Próby wizualizacji Stettina w dniu jego największej świetności mają wieloletnia tradycję. Niewykluczone, że sztuczna inteligencja pozwoli stworzyć wręcz realistyczny hologram tamtego miasta. To byłoby bardzo interesujące.
Można też zbudować makietę, To dopiero byłaby atrakcja oświatowa, turystyczna i oczywista.

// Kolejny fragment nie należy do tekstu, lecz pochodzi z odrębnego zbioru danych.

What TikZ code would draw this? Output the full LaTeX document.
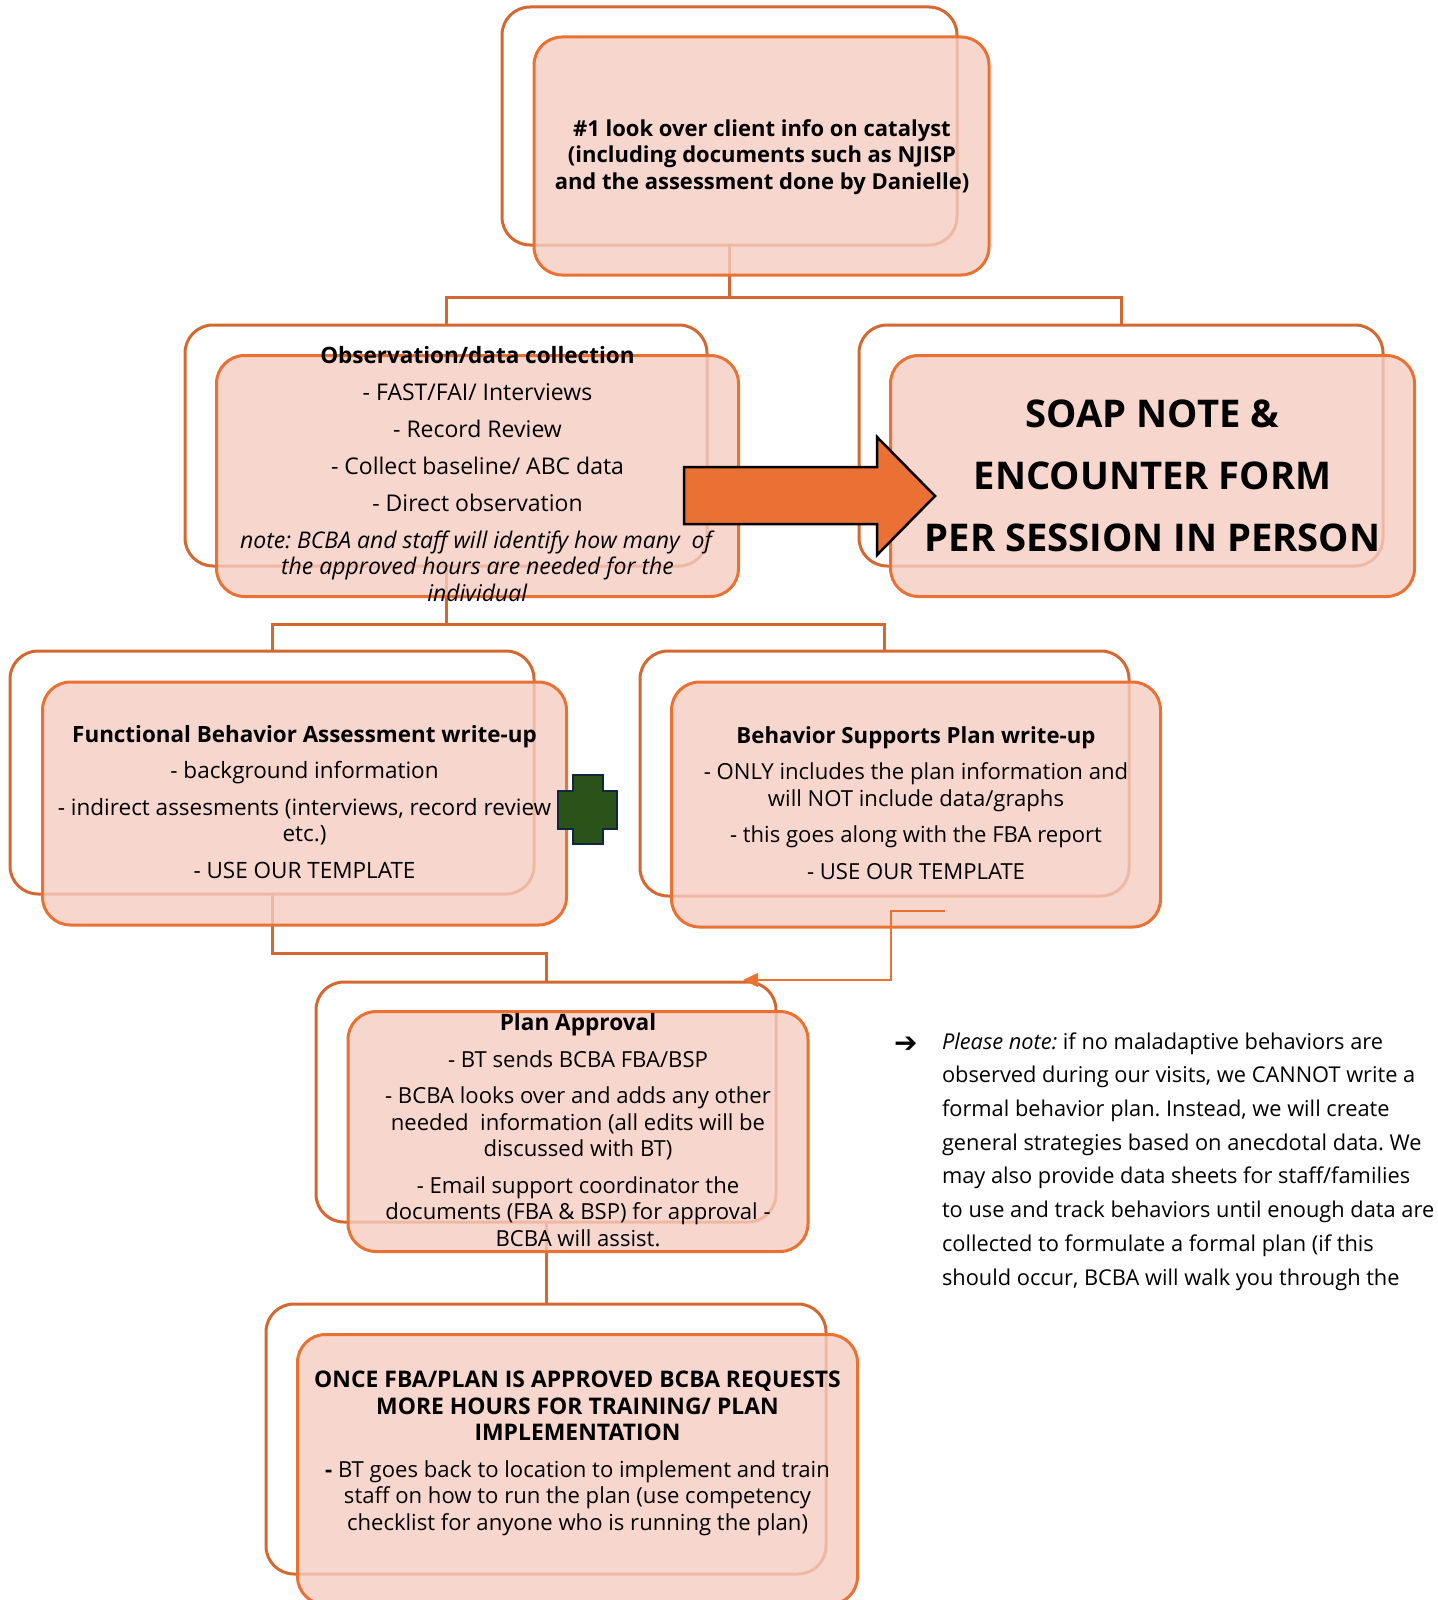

Szczeciński Klub Kolekcjonerów i Miłośników Sztuki koncentruje się na gromadzeniu obrazów ukazujących miasto we wszystkich aspektach jego funkcjonowania. Przepiękne, barwne ma się rozumieć przedstawienia, zazwyczaj w impresjonistycznej dokładności odwzorowywania rzeczywistości – umowne – oddają jednak niepowtarzalny klimat, urok, piękno tego miasta. Nie wiem, na czym polega magia, ale w gronie kolekcjonerów porównywaliśmy zachowane fotografie miejsc z ich malarskim przedstawieniem. Wszyscy wybierali obrazy. Te zatrzymane ułamki sekund, gdy przed sztalugą malarza przepływał holownik, barka, szkuty czy niewielkie żaglowce gaflowe. Na nabrzeżu – targ rybny pulsuje gwarem rozmów. Stukot końskich podków, turkot drewnianych kół wozów z produktami rolnymi zwożonymi na targowisko. Są w drodze spod Szczecińskich wiosek od świtu bladego. Absolutna magia…

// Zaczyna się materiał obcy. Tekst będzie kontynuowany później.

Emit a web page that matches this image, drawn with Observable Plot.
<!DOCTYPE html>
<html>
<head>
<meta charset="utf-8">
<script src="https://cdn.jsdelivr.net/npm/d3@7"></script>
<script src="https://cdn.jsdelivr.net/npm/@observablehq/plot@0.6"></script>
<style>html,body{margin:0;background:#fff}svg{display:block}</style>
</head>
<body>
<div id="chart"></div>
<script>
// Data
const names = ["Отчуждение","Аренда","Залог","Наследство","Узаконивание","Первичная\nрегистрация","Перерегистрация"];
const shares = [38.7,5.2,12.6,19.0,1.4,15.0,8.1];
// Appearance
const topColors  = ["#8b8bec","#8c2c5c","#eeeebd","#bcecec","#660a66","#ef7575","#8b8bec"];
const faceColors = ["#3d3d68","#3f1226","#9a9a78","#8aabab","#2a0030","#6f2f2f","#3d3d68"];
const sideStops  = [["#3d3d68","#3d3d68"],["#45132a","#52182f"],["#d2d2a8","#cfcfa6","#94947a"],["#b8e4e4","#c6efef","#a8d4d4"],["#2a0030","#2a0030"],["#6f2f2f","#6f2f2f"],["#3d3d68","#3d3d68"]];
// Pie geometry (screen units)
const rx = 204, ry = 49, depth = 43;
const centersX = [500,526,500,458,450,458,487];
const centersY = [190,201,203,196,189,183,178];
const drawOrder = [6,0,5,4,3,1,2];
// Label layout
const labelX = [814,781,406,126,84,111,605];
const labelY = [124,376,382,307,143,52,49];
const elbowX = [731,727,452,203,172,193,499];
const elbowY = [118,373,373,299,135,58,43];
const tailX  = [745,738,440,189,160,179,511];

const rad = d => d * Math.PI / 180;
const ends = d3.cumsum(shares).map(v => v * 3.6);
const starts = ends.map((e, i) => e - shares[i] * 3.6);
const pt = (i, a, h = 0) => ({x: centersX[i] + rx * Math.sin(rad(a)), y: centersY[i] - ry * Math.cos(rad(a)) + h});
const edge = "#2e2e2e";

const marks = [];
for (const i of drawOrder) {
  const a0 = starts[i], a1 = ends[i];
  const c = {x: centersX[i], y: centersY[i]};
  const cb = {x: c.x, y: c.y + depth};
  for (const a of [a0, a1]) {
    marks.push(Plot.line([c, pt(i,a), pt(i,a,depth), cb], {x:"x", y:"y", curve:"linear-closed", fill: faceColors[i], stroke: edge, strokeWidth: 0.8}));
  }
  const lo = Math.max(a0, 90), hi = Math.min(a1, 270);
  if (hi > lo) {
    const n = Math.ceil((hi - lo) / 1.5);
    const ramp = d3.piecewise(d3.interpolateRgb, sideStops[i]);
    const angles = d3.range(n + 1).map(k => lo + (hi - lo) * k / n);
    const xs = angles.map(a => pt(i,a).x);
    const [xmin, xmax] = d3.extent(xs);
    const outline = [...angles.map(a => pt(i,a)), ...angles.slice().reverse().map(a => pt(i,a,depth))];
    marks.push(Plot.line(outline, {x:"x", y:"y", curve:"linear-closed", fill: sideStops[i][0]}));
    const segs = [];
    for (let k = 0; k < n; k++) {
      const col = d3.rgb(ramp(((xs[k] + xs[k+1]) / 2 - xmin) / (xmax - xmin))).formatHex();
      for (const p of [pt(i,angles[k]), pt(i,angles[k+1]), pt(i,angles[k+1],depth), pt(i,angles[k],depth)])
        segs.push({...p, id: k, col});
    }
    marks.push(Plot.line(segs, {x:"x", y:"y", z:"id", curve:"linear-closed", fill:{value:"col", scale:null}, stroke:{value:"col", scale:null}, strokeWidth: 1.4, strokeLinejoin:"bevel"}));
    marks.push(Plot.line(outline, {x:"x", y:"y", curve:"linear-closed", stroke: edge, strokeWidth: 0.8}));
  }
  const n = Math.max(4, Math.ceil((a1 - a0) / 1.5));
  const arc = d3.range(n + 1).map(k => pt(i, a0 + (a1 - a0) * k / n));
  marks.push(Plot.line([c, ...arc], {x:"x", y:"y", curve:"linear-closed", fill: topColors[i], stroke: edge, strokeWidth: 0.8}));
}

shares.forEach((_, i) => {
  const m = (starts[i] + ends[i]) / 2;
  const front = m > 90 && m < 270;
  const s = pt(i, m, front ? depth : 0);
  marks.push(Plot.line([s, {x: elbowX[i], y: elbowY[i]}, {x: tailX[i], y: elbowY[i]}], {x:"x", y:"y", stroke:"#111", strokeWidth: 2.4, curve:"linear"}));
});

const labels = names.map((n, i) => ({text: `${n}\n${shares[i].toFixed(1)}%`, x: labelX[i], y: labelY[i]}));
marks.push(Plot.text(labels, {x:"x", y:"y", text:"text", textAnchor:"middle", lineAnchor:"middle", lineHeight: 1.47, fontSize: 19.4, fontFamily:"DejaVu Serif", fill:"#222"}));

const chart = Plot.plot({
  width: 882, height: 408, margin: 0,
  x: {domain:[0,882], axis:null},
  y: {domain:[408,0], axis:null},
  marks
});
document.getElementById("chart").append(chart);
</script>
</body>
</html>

Dzisiejsze władze, wydaje się, nie rozumieją języka tego miasta
A ten jest prosty i oczywisty: tu praca – tam przyjemności. Tu biznes, tam sztuka. Tu komunikacja i transfery – tam miejsce do korzystania z owoców pracy.
Dlaczego żadna ekipa nie rzuciła wyzwania urbanistom, architektom, historykom, artystom, inżynierom wizjerom, dziennikarzom i artystom by ci narysowali nam szczeciński Kraków?
No tak, takie zadanie wymaga odwagi i śmiałości myśli.
W dzisiejszym Szczecinie wspominamy dawnych burmistrzów, budowniczych tamtego Stettina. Kto was, panowie, dzisiejsi zarządcy, kto was wspomni?
Gdzieś w zakamarkach pamięci tłucze się z coraz większym łoskotem data 2050… Co ona oznacza w odniesieniu do Szczecina? Planowaliśmy coś na ten termin? Mylę się? Jak daleko zabrnęliśmy? Bo o wyjściu na świetlaną przestrzeń nikt chyba nie mówi. Błądzimy w jakimś lesie niemocy? Już nawet wyblakły te koszmarkowi hasła z fonetycznie pisaną nazwą Szczecina. Co z pływającymi ogrodami? Im bliżej celu, tym ciszej?
Temat w opracowaniu – zapraszam do współredagowania tej strony – bardzo proszę – każde obywatelskie „trzy grosze” na miarę miliona dolarów!!!
Pytanie o architekta, o estetę miasta, o
Ja.
kogoś, kto ma dobry wzrok i czuje smak nazywany niepowtarzalnością miasta, jego klasą, prestiżem. Gdzie są specjaliści z wyczuciem i wrażliwością, z wizją?
Gospodarz, potrzebny jest gospodarz!